What is God?
The higher power must be universal
One of the biggest problems I have with religion is the exclusionary claims people make that their faith is uniquely right. I’m grateful for the wisdom that Christianity and other traditions contain, but I can’t get past the fact that they’re essentially saying that other belief systems don’t have “the truth” in the way they do.
Some will argue that at least the monotheistic, Abrahamic religions are referencing the same God. But the foundation of Christianity is accepting Jesus Christ as the Lord and Savior. Islam, on the other hand, explicitly rejects Christ’s divinity and the Trinity (Surah 5:72). Even so, I’m sure many Christians, Muslims, and Jews would still claim to be worshipping the same God. But at that point, are they even talking about their religion’s God, or something universal that transcends these traditions?
This is not an argument for relativism. This is an argument for the improbability of religious exclusivity. To paraphrase what Sam Harris recently explained on the Triggernometry podcast: whatever the deepest possible truths are about consciousness, good versus evil, and what happens after death, they would not be confined to one specific religion. To believe otherwise is to think that an isolated group of people thousands of years ago got everything perfectly correct, and everyone else got it wrong. What is the probability of that? Intellectual honesty forces anyone to admit that it is tiny.

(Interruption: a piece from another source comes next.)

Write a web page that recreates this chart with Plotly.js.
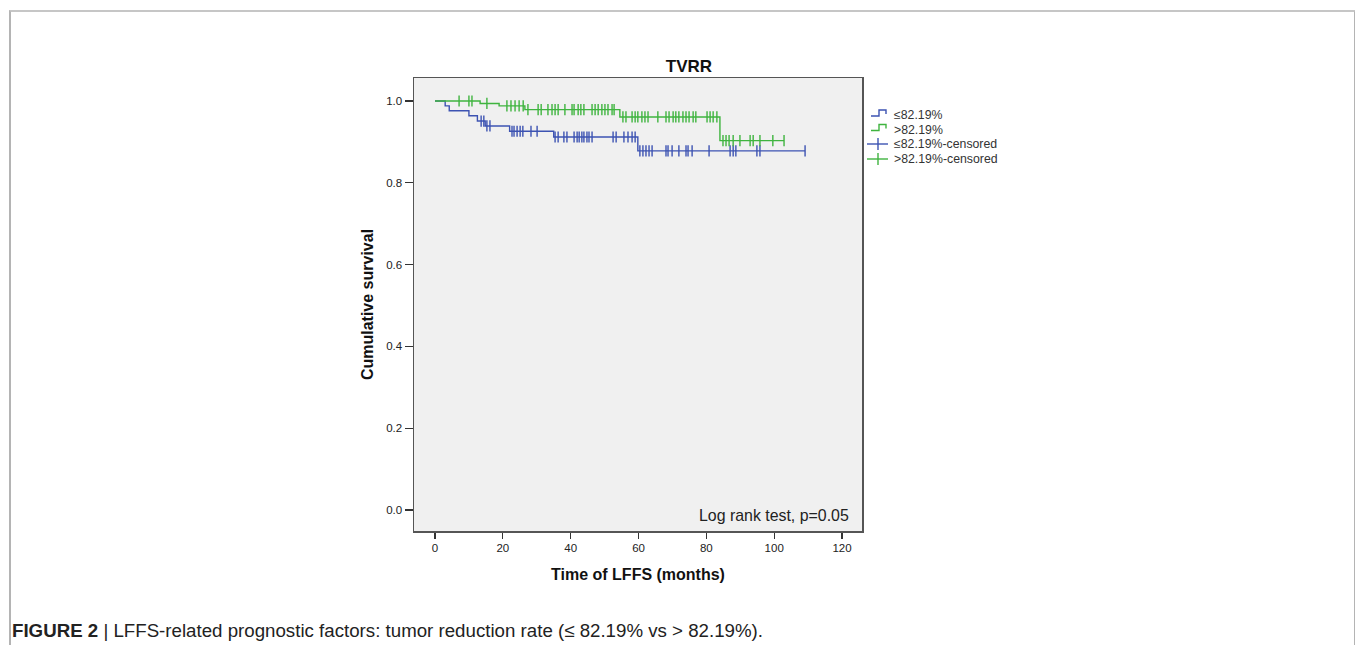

Yet the Bible repeatedly makes this claim. John 3:18 says, “Whoever believes in him is not condemned, but whoever does not believe is condemned already, because he has not believed in the name of the only Son of God.” Galatians 1:8-9 says, “If anybody is preaching to you a gospel other than what you accepted, let them be under God’s curse!” Acts 4:12 says, “Salvation is found in no one else, for there is no other name under heaven given to mankind by which we must be saved.”
If we take these passages from the Bible at face value, without appealing to C.S. Lewis or any later apologetics, the implication seems to be that salvation is reserved for followers of Christ in a way that excludes most of the humans who have ever lived. So all the loving and ethical people who follow Hinduism and Buddhism—as well as agnostics and atheists, of course—appear to be doomed for an eternity in hell. They are not saved. Again, I’m sure many Christians would disagree with this, but this is just another example of the Bible making me uncomfortable when I take it for what it says.
Notwithstanding obvious exceptions from history, we can confidently say that Christianity tends to make people behave exceptionally kindly, and encourages a strong resilience to the challenges of life, along with an inspiring moral character. But when it comes to taking certain ideas from the Holy Book to their logical conclusion, some of it can be profoundly disturbing.
However, rejecting religious exclusivity does not mean rejecting the divine altogether. I just prioritize wide reading and personal experiences over received dogma. And my own spiritual experiences of overwhelming awe and love often leave me feeling sure that there is something very real about the Divine.
Relatedly, I’ve been reading The Perennial Philosophy by Aldous Huxley, and it is aligning with some deep intuitions I have because of my experiences. My understanding of the book’s main idea is that there is a “Divine Ground” that the mystics of every great religion have experienced, and indeed anyone can experience through a number of ways. Ethical behavior, community service, psychedelics, art, fasting, meditation, prayer, unconditional love, or perhaps some combination of those acts. The book is not saying that every religion is equally valid or that they are all saying the same thing. Again, it is clear that they are not, as even just a brief scan of the major religions’ primary texts will reveal.
What the book is saying, however, is that there are religious experiences that transcend specific faiths. This idea brings to mind the parable of the blind men and the elephant. People of any religion might feel a different part of the elephant’s body and draw their own conclusions about what it is. They will interpret it through their own geographic, linguistic, and cultural biases. But fundamentally, it is the same thing. It is the Divine. What that even is or even means, I don’t know.
What I do know is that it feels like God is real when I’m in a flow state and forget about everything else in the world. It feels like God is real when I’m listening to music and get goosebumps and all the hair on my arms stand up. It feels like God is real when I lock eyes with my girlfriend and she smiles that beautiful smile of hers. It feels like God is real when I can’t breathe because I’m laughing so hard with my friends. It feels like God is real when I think about my childhood and the unconditional love I share with my family. It feels like God is real when I contemplate the sheer improbability and the strangeness of existence. It feels like God is real when my throat gets heavy and tears of joy swell up in my eyes.
But my gut continues to tell me that feelings like this are not limited to one particular, parochial faith, but rather, come from a universal force that is much grander, and much more mysterious.